AIM: Start with the line that contains "Write a web" and end with the line that contains "const depths = d3.range(1, 50);"; retype those lines and the ones between them exactly, without any pictures.

▽

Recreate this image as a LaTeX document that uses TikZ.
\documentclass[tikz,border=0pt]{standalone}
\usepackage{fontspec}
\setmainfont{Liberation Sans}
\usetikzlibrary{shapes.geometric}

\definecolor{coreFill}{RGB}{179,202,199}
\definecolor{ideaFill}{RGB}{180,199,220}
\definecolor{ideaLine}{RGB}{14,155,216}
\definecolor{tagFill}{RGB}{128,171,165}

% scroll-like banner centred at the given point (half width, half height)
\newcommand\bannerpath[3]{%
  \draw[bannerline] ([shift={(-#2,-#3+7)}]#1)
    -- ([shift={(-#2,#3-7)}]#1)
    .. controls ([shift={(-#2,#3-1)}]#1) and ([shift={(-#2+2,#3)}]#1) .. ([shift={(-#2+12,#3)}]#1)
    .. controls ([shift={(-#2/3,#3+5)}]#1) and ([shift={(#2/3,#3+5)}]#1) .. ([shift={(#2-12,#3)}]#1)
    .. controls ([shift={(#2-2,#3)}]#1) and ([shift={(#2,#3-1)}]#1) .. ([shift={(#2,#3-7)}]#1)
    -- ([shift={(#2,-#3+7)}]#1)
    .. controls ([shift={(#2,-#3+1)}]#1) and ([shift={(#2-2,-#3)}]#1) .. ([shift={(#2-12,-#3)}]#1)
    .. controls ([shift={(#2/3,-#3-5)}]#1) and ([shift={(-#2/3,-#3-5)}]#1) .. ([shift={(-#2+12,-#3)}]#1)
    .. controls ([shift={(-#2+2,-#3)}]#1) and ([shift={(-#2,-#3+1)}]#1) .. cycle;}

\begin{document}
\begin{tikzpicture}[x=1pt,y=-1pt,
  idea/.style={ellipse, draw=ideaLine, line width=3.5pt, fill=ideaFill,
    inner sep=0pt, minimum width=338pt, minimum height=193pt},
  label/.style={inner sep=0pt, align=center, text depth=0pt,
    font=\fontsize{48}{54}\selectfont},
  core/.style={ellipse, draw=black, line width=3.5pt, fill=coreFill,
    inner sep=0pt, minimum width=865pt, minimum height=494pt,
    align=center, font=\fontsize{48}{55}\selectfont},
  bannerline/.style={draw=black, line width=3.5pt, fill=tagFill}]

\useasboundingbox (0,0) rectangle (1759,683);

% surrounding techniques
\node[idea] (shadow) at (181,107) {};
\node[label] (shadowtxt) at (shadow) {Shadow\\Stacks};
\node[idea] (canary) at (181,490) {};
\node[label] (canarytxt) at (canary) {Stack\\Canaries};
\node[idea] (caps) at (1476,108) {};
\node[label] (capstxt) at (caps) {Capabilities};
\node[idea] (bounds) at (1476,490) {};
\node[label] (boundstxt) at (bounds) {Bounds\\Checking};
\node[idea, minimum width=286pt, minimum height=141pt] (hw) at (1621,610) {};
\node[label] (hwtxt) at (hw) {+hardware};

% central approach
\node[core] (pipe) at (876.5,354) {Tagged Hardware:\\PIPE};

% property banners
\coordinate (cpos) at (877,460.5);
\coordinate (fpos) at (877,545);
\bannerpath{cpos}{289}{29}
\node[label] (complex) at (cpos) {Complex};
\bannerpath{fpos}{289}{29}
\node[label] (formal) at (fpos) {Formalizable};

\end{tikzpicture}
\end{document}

△
▽

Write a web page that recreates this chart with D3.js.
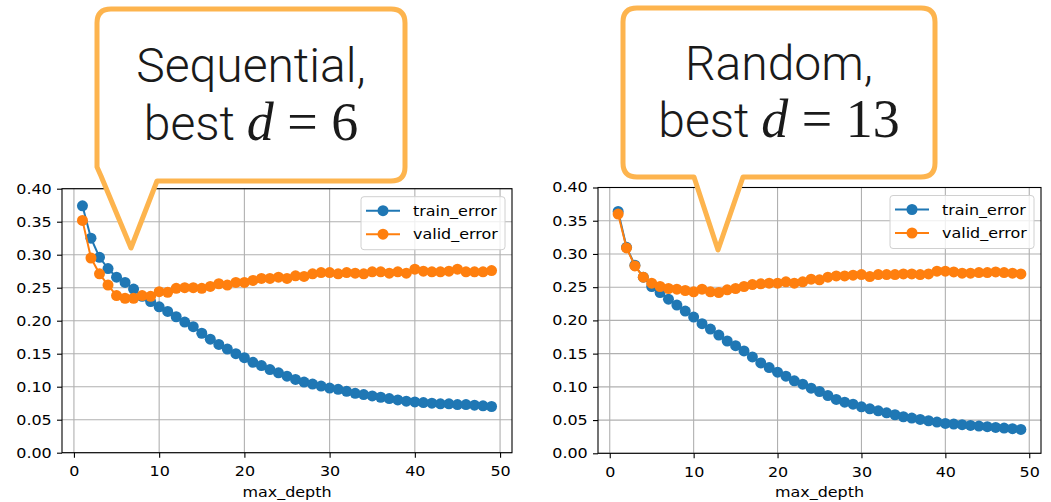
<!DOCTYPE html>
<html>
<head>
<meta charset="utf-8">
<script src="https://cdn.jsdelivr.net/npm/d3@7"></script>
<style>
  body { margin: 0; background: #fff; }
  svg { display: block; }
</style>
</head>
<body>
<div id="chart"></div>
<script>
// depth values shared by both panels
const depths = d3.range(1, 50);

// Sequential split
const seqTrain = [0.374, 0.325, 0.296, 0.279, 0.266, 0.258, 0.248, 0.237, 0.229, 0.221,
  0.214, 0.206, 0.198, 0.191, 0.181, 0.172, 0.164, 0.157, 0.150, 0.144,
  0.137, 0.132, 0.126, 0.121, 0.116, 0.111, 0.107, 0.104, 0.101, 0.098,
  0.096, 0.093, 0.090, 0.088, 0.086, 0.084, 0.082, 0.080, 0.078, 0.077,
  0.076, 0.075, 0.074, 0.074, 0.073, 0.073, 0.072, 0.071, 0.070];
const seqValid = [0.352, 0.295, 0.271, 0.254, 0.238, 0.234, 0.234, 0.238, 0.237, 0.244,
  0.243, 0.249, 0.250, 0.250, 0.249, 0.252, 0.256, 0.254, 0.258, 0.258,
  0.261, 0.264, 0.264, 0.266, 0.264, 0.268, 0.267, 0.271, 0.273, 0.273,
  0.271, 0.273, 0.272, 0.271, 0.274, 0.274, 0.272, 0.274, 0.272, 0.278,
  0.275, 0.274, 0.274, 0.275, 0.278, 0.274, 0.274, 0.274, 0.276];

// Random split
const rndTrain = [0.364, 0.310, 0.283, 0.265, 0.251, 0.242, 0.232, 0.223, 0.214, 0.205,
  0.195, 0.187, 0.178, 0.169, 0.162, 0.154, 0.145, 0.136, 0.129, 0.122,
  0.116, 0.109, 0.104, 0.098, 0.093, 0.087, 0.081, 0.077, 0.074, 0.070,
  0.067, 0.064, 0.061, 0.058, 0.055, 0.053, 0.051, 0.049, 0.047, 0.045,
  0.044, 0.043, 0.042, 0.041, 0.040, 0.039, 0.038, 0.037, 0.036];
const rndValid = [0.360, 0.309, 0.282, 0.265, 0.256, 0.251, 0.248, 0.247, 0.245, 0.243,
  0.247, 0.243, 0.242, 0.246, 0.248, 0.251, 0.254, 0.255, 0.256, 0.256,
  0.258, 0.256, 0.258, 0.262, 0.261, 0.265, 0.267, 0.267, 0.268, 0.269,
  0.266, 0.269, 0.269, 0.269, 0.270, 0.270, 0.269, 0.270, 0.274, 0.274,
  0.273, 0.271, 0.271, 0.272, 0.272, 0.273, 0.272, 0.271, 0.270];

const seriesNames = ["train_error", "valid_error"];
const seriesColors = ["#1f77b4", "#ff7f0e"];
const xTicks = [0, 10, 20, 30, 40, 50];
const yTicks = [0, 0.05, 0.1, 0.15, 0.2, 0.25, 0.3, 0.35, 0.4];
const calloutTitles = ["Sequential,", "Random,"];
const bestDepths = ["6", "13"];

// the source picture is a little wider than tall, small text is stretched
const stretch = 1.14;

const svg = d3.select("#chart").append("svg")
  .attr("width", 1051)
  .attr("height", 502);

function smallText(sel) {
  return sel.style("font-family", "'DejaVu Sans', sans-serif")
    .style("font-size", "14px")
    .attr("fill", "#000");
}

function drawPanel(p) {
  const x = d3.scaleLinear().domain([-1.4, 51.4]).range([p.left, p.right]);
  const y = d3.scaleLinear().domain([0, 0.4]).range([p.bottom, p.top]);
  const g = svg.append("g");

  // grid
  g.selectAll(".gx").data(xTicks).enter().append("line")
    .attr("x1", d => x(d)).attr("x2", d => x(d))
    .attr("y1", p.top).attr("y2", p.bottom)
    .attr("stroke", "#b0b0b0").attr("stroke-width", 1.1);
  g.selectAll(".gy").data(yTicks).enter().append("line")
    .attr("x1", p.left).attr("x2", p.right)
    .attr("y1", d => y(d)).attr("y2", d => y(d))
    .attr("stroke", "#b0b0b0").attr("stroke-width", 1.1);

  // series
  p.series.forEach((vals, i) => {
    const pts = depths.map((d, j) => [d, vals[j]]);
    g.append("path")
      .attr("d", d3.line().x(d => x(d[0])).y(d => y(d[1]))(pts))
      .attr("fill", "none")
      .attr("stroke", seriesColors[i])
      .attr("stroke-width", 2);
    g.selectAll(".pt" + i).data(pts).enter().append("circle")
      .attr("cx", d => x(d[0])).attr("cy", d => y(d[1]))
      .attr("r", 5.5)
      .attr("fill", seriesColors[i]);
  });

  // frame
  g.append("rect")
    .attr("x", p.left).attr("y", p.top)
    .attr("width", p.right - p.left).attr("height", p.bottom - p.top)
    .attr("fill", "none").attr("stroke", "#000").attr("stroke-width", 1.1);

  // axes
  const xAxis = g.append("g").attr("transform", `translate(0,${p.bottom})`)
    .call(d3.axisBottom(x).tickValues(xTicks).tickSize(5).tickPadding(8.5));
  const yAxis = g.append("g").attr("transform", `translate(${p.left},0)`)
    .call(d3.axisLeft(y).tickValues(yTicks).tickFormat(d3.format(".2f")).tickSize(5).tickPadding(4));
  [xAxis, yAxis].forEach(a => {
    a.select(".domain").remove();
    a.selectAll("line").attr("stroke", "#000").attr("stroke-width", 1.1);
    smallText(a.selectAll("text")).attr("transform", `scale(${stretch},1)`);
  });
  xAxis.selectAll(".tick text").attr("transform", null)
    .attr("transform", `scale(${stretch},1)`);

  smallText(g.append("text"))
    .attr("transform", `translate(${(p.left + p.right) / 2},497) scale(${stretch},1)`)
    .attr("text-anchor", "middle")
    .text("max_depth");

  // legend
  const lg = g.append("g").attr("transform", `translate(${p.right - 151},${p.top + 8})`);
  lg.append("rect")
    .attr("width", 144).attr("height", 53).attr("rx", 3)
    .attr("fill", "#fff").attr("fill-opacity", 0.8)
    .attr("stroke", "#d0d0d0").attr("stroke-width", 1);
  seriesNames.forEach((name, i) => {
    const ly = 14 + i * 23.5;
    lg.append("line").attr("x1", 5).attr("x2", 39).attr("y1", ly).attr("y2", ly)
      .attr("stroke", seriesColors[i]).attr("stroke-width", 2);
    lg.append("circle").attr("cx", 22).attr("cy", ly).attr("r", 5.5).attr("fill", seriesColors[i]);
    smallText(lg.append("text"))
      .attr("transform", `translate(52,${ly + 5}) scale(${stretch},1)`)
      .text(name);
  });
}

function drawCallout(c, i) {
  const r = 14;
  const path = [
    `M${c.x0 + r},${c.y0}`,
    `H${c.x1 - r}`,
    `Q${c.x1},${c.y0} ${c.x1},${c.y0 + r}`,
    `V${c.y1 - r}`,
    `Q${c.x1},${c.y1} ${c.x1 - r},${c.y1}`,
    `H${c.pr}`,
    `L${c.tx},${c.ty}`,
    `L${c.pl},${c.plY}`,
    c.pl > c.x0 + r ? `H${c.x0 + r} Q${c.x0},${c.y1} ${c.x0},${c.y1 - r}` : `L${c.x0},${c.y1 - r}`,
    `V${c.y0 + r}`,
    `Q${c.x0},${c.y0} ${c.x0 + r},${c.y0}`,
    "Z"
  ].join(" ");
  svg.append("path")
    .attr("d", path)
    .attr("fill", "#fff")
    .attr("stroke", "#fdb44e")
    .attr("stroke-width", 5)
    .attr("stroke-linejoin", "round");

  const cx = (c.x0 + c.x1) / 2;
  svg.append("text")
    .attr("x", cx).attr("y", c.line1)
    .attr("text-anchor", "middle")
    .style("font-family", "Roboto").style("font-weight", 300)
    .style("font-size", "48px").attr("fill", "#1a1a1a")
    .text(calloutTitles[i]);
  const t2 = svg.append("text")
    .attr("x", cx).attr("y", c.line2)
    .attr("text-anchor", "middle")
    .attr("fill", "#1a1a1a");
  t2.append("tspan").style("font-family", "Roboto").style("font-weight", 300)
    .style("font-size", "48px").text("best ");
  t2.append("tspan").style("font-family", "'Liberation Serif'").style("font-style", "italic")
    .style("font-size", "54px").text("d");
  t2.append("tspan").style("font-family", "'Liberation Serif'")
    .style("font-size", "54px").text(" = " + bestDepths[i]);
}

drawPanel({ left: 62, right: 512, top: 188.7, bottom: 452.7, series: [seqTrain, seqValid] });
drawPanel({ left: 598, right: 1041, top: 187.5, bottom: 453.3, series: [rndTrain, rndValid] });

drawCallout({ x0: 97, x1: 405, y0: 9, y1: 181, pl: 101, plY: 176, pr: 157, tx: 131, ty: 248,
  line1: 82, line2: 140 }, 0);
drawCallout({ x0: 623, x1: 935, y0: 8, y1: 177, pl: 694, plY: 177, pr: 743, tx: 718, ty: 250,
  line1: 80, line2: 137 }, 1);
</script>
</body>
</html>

△

TASK OUTPUT:
Write a web page that recreates this chart with D3.js.
<!DOCTYPE html>
<html>
<head>
<meta charset="utf-8">
<script src="https://cdn.jsdelivr.net/npm/d3@7"></script>
<style>
  body { margin: 0; background: #fff; }
  svg { display: block; }
</style>
</head>
<body>
<div id="chart"></div>
<script>
// depth values shared by both panels
const depths = d3.range(1, 50);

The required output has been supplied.